One of the debut images is made up of 678 exposures taken over just seven hours.
It shows the Trifid Nebula and the Lagoon Nebula - both located several thousand light-years from Earth, glowing in bright pinks against orange-red backdrops.
The image reveals these nebulae within our Milky Way in great detail, with previously faint or invisible features now clearly visible.
Another image shows a view of the Virgo Cluster of galaxies, which is about 100 billion times the size of the Milky Way.
It shows lots of bright stars in the foreground, as well as many galaxies in the distance.
Scientists aim to photograph the night sky every three days for ten years to show how stars and galaxies move and change over time.
What is the Legacy Survey of Space and Time (LSST) camera?

The LSST has been attached to a telescope at the Vera C Rubin Observatory on a mountaintop in Chile
According to the Guinness Book of Records, the LSST is not only the largest digital camera but also the one with the highest resolution, which means it can take really detailed photos.

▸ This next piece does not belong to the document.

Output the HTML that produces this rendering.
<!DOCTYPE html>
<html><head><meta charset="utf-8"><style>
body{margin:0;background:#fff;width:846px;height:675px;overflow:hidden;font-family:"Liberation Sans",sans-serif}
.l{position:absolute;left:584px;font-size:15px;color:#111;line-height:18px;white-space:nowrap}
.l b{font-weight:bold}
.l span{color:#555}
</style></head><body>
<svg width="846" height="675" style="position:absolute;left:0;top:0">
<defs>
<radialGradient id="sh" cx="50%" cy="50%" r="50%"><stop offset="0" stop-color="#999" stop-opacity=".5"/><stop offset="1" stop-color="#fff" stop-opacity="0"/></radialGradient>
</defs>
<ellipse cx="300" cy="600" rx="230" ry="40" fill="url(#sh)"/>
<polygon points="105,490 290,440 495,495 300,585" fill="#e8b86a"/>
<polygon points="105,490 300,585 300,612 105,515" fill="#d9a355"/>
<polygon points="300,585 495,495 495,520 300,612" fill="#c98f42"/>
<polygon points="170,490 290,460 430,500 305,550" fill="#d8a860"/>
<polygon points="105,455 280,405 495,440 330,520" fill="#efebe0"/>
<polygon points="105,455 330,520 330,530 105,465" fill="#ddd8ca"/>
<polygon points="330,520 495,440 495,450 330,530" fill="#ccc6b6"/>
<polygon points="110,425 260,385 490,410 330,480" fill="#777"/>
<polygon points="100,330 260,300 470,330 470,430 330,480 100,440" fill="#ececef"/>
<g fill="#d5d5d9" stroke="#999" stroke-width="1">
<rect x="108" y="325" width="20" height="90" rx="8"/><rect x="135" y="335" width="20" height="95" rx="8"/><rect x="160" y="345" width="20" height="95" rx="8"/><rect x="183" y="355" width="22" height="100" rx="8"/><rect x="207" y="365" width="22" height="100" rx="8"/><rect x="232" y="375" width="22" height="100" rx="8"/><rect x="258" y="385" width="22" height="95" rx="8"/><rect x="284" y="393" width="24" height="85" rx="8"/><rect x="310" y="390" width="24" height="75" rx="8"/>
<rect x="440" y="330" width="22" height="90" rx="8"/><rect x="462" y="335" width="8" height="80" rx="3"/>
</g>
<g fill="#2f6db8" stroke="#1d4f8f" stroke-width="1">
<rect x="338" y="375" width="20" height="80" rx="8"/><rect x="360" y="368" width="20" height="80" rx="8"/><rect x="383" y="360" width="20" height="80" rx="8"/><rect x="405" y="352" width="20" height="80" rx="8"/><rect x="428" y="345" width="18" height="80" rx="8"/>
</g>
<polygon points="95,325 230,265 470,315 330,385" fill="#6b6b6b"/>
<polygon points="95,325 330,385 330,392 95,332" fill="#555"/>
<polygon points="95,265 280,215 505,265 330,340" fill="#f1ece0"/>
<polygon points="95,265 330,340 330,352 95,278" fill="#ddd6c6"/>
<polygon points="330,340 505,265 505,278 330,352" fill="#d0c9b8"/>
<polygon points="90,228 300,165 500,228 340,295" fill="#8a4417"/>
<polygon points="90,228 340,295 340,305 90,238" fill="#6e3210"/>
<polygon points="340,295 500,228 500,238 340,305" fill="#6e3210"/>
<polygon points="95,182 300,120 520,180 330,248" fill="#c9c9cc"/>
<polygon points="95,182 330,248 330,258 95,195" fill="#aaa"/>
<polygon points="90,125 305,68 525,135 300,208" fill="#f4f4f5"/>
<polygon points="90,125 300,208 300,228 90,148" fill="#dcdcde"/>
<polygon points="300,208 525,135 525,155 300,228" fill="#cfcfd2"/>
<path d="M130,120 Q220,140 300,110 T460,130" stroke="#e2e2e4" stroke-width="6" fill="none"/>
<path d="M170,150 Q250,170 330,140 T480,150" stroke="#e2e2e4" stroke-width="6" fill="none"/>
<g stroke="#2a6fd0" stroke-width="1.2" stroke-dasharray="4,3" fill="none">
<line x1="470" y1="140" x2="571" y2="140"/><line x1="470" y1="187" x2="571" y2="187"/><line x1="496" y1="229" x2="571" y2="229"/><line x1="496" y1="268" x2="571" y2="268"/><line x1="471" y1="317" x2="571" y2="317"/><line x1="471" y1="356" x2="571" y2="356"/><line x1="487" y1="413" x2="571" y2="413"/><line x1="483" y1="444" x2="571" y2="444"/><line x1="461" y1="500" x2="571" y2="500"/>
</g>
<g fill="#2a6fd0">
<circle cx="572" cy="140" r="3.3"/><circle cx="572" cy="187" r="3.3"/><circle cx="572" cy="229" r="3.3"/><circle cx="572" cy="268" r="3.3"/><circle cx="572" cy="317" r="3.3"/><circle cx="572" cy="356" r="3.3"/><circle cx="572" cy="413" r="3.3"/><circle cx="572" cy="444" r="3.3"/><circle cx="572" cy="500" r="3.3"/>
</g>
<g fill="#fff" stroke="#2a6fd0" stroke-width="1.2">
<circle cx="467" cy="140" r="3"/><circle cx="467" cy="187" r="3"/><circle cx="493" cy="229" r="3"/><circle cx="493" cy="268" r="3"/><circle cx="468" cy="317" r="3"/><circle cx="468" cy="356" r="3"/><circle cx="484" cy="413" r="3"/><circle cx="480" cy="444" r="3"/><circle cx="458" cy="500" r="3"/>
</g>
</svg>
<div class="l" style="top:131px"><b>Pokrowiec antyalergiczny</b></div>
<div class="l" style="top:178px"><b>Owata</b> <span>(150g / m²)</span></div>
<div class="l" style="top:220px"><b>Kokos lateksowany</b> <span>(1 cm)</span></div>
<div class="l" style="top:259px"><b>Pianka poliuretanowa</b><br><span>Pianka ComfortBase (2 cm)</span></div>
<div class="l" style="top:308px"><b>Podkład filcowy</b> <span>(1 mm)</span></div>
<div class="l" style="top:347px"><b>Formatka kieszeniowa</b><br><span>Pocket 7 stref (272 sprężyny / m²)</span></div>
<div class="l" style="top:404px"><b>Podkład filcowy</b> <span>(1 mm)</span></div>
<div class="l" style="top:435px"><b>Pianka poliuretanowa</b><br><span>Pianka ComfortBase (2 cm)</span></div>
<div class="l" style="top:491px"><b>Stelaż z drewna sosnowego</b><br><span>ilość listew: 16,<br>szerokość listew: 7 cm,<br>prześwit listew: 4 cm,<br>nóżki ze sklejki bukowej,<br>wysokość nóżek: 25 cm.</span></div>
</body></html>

Some top-of-the-range phones have cameras with a resolution of up to 50 megapixels, whereas the LSST has a resolution of 3,200 megapixels.
But you definitely can't carry this camera around with you. It's about the same size as a small car and weighs a massive 2,800kg.
Instead, it is kept at the Vera C Rubin Observatory in Chile, attached to a powerful telescope.
The mountaintop location provides dark skies and dry air, which are ideal conditions for observing the cosmos.
The images it will capture are so large that it would take 400 ultra-high-definition televisions to display one of them at full size.
The camera aims to take 1,000 images a night over the next 10 years and the project's mission is to catalogue 20 billion galaxies.
The goal is to capture an ultra-wide and ultra-high-definition time-lapse record of our universe.
Experts say the observatory will transform our understanding of the universe.
Images captured will help scientists answer questions about dark matter, the structure of the Milky Way and the formation of our Solar System.
They also think that if a ninth planet exists in our solar system, the telescope would find it in its first year.